### Short task
Would you transcribe the whole listing exactly, minus its pictures?

### Data extract
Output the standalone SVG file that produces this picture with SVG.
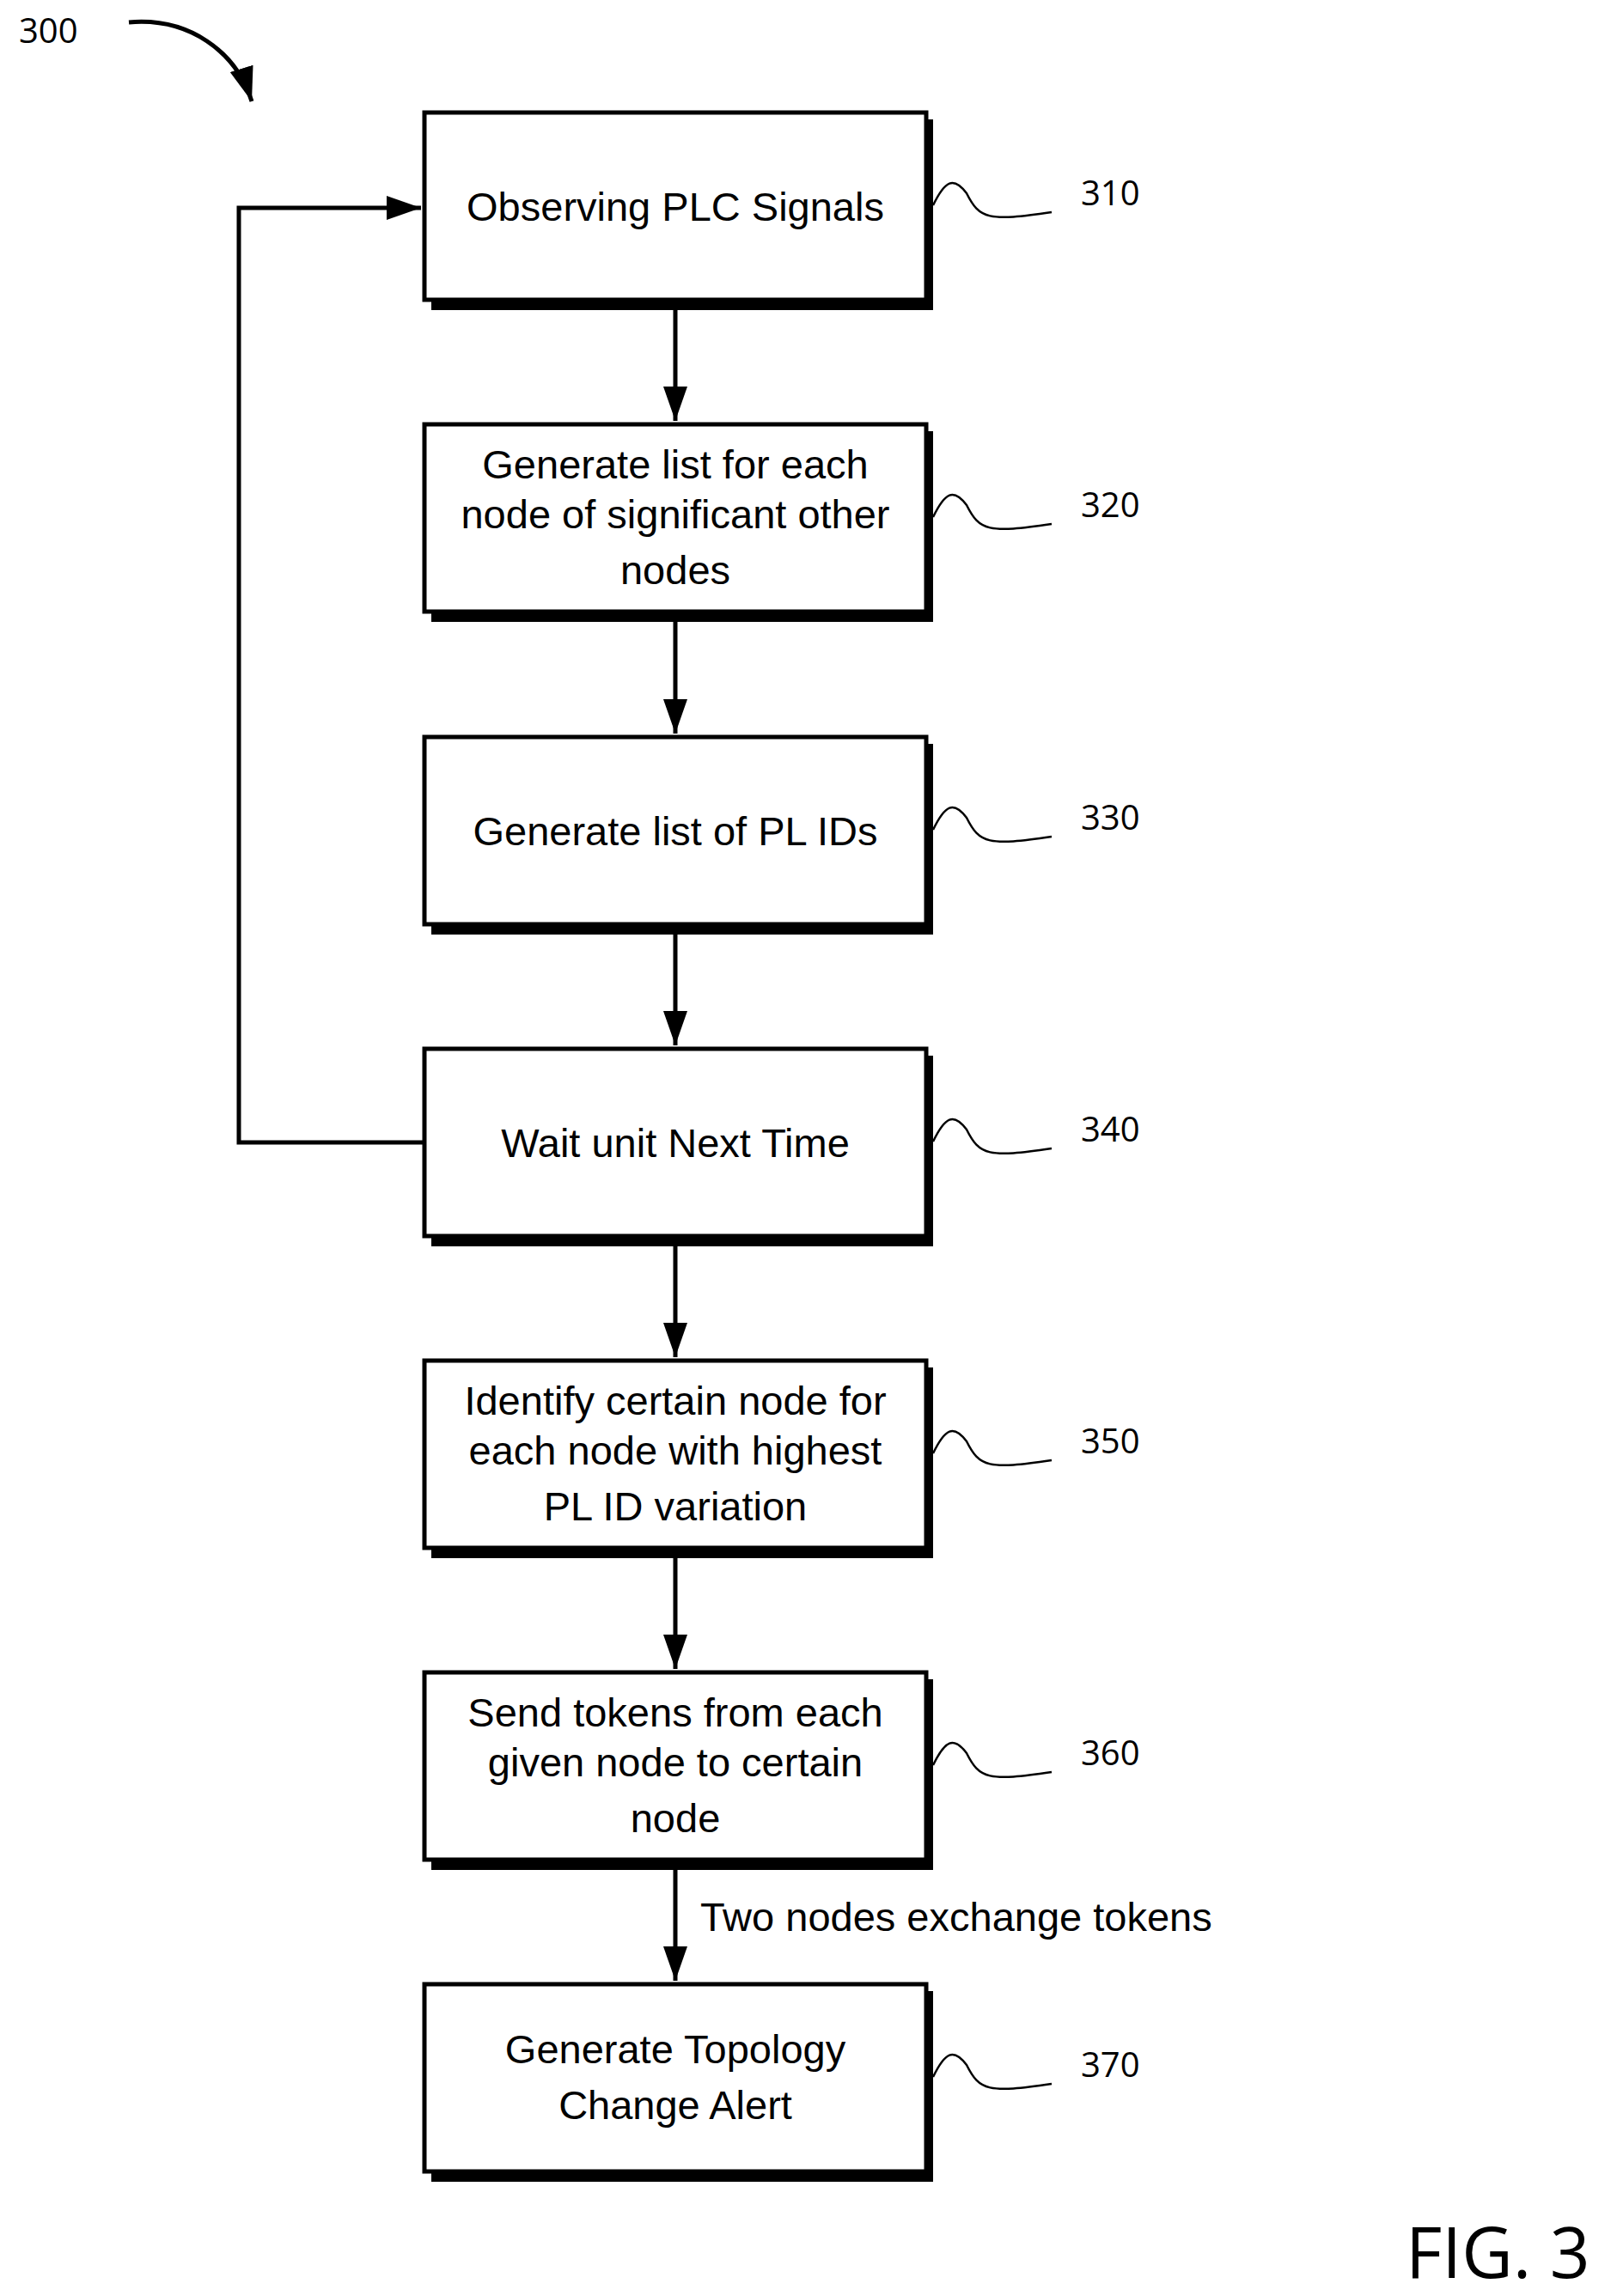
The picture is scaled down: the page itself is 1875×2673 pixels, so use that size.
<svg xmlns="http://www.w3.org/2000/svg" width="1875" height="2673" viewBox="0 0 1875 2673">
<style>
.b{fill:#fff;stroke:#000;stroke-width:5}
.s{fill:#000}
.t{font-family:"Liberation Sans",Arial,sans-serif;font-size:47px;text-anchor:middle;fill:#000}
.r{font-family:"Open Sans","Liberation Sans",sans-serif;font-size:40px;fill:#000}
.l{fill:none;stroke:#000;stroke-width:5}
.q{fill:none;stroke:#000;stroke-width:2.5}
</style>
<defs>
<marker id="ah" viewBox="0 0 10 10" refX="10" refY="5" markerWidth="40" markerHeight="40" markerUnits="userSpaceOnUse" orient="auto"><path d="M0,1.5 L10,5 L0,8.5 z" fill="#000"/></marker>
</defs>
<text class="r" x="22" y="50">300</text>
<g id="connectors">
<path d="M150,26 C220,20 275,60 293,118" class="l" stroke-width="6" marker-end="url(#ah)"/>
<path d="M786,361 V490" class="l" marker-end="url(#ah)"/>
<path d="M786,724 V854" class="l" marker-end="url(#ah)"/>
<path d="M786,1088 V1217" class="l" marker-end="url(#ah)"/>
<path d="M786,1451 V1580" class="l" marker-end="url(#ah)"/>
<path d="M786,1814 V1943" class="l" marker-end="url(#ah)"/>
<path d="M786,2177 V2306" class="l" marker-end="url(#ah)"/>
<path d="M494,1330 H278 V242 H490" class="l" marker-end="url(#ah)"/>
<text class="t" x="815" y="2248" style="text-anchor:start">Two nodes exchange tokens</text>
</g>
<g id="n310"><rect class="s" x="502" y="139" width="584" height="222"/><rect class="b" x="494" y="131" width="584" height="218"/><text class="t" x="786" y="257">Observing PLC Signals</text><path class="q" d="M1086,239 C1100,210 1110,205 1125,225 C1140,255 1150,258 1224,247"/><text class="r" x="1258" y="239">310</text></g>
<g id="n320"><rect class="s" x="502" y="502" width="584" height="222"/><rect class="b" x="494" y="494" width="584" height="218"/><text class="t" x="786" y="557">Generate list for each</text><text class="t" x="786" y="615">node of significant other</text><text class="t" x="786" y="680">nodes</text><path class="q" d="M1086,602 C1100,573 1110,568 1125,588 C1140,618 1150,621 1224,610"/><text class="r" x="1258" y="602">320</text></g>
<g id="n330"><rect class="s" x="502" y="866" width="584" height="222"/><rect class="b" x="494" y="858" width="584" height="218"/><text class="t" x="786" y="984">Generate list of PL IDs</text><path class="q" d="M1086,966 C1100,937 1110,932 1125,952 C1140,982 1150,985 1224,974"/><text class="r" x="1258" y="966">330</text></g>
<g id="n340"><rect class="s" x="502" y="1229" width="584" height="222"/><rect class="b" x="494" y="1221" width="584" height="218"/><text class="t" x="786" y="1347">Wait unit Next Time</text><path class="q" d="M1086,1329 C1100,1300 1110,1295 1125,1315 C1140,1345 1150,1348 1224,1337"/><text class="r" x="1258" y="1329">340</text></g>
<g id="n350"><rect class="s" x="502" y="1592" width="584" height="222"/><rect class="b" x="494" y="1584" width="584" height="218"/><text class="t" x="786" y="1647">Identify certain node for</text><text class="t" x="786" y="1705">each node with highest</text><text class="t" x="786" y="1770">PL ID variation</text><path class="q" d="M1086,1692 C1100,1663 1110,1658 1125,1678 C1140,1708 1150,1711 1224,1700"/><text class="r" x="1258" y="1692">350</text></g>
<g id="n360"><rect class="s" x="502" y="1955" width="584" height="222"/><rect class="b" x="494" y="1947" width="584" height="218"/><text class="t" x="786" y="2010">Send tokens from each</text><text class="t" x="786" y="2068">given node to certain</text><text class="t" x="786" y="2133">node</text><path class="q" d="M1086,2055 C1100,2026 1110,2021 1125,2041 C1140,2071 1150,2074 1224,2063"/><text class="r" x="1258" y="2055">360</text></g>
<g id="n370"><rect class="s" x="502" y="2318" width="584" height="222"/><rect class="b" x="494" y="2310" width="584" height="218"/><text class="t" x="786" y="2402">Generate Topology</text><text class="t" x="786" y="2467">Change Alert</text><path class="q" d="M1086,2418 C1100,2389 1110,2384 1125,2404 C1140,2434 1150,2437 1224,2426"/><text class="r" x="1258" y="2418">370</text></g>
<text x="1636" y="2652" style="font-family:'Open Sans','Noto Sans',sans-serif;font-size:82px;fill:#000">FIG. 3</text>
</svg>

### Response to this exercise
Output the standalone SVG file that produces this picture with SVG.
The picture is scaled down: the page itself is 1875×2673 pixels, so use that size.
<svg xmlns="http://www.w3.org/2000/svg" width="1875" height="2673" viewBox="0 0 1875 2673">
<style>
.b{fill:#fff;stroke:#000;stroke-width:5}
.s{fill:#000}
.t{font-family:"Liberation Sans",Arial,sans-serif;font-size:47px;text-anchor:middle;fill:#000}
.r{font-family:"Open Sans","Liberation Sans",sans-serif;font-size:40px;fill:#000}
.l{fill:none;stroke:#000;stroke-width:5}
.q{fill:none;stroke:#000;stroke-width:2.5}
</style>
<defs>
<marker id="ah" viewBox="0 0 10 10" refX="10" refY="5" markerWidth="40" markerHeight="40" markerUnits="userSpaceOnUse" orient="auto"><path d="M0,1.5 L10,5 L0,8.5 z" fill="#000"/></marker>
</defs>
<text class="r" x="22" y="50">300</text>
<g id="connectors">
<path d="M150,26 C220,20 275,60 293,118" class="l" stroke-width="6" marker-end="url(#ah)"/>
<path d="M786,361 V490" class="l" marker-end="url(#ah)"/>
<path d="M786,724 V854" class="l" marker-end="url(#ah)"/>
<path d="M786,1088 V1217" class="l" marker-end="url(#ah)"/>
<path d="M786,1451 V1580" class="l" marker-end="url(#ah)"/>
<path d="M786,1814 V1943" class="l" marker-end="url(#ah)"/>
<path d="M786,2177 V2306" class="l" marker-end="url(#ah)"/>
<path d="M494,1330 H278 V242 H490" class="l" marker-end="url(#ah)"/>
<text class="t" x="815" y="2248" style="text-anchor:start">Two nodes exchange tokens</text>
</g>
<g id="n310"><rect class="s" x="502" y="139" width="584" height="222"/><rect class="b" x="494" y="131" width="584" height="218"/><text class="t" x="786" y="257">Observing PLC Signals</text><path class="q" d="M1086,239 C1100,210 1110,205 1125,225 C1140,255 1150,258 1224,247"/><text class="r" x="1258" y="239">310</text></g>
<g id="n320"><rect class="s" x="502" y="502" width="584" height="222"/><rect class="b" x="494" y="494" width="584" height="218"/><text class="t" x="786" y="557">Generate list for each</text><text class="t" x="786" y="615">node of significant other</text><text class="t" x="786" y="680">nodes</text><path class="q" d="M1086,602 C1100,573 1110,568 1125,588 C1140,618 1150,621 1224,610"/><text class="r" x="1258" y="602">320</text></g>
<g id="n330"><rect class="s" x="502" y="866" width="584" height="222"/><rect class="b" x="494" y="858" width="584" height="218"/><text class="t" x="786" y="984">Generate list of PL IDs</text><path class="q" d="M1086,966 C1100,937 1110,932 1125,952 C1140,982 1150,985 1224,974"/><text class="r" x="1258" y="966">330</text></g>
<g id="n340"><rect class="s" x="502" y="1229" width="584" height="222"/><rect class="b" x="494" y="1221" width="584" height="218"/><text class="t" x="786" y="1347">Wait unit Next Time</text><path class="q" d="M1086,1329 C1100,1300 1110,1295 1125,1315 C1140,1345 1150,1348 1224,1337"/><text class="r" x="1258" y="1329">340</text></g>
<g id="n350"><rect class="s" x="502" y="1592" width="584" height="222"/><rect class="b" x="494" y="1584" width="584" height="218"/><text class="t" x="786" y="1647">Identify certain node for</text><text class="t" x="786" y="1705">each node with highest</text><text class="t" x="786" y="1770">PL ID variation</text><path class="q" d="M1086,1692 C1100,1663 1110,1658 1125,1678 C1140,1708 1150,1711 1224,1700"/><text class="r" x="1258" y="1692">350</text></g>
<g id="n360"><rect class="s" x="502" y="1955" width="584" height="222"/><rect class="b" x="494" y="1947" width="584" height="218"/><text class="t" x="786" y="2010">Send tokens from each</text><text class="t" x="786" y="2068">given node to certain</text><text class="t" x="786" y="2133">node</text><path class="q" d="M1086,2055 C1100,2026 1110,2021 1125,2041 C1140,2071 1150,2074 1224,2063"/><text class="r" x="1258" y="2055">360</text></g>
<g id="n370"><rect class="s" x="502" y="2318" width="584" height="222"/><rect class="b" x="494" y="2310" width="584" height="218"/><text class="t" x="786" y="2402">Generate Topology</text><text class="t" x="786" y="2467">Change Alert</text><path class="q" d="M1086,2418 C1100,2389 1110,2384 1125,2404 C1140,2434 1150,2437 1224,2426"/><text class="r" x="1258" y="2418">370</text></g>
<text x="1636" y="2652" style="font-family:'Open Sans','Noto Sans',sans-serif;font-size:82px;fill:#000">FIG. 3</text>
</svg>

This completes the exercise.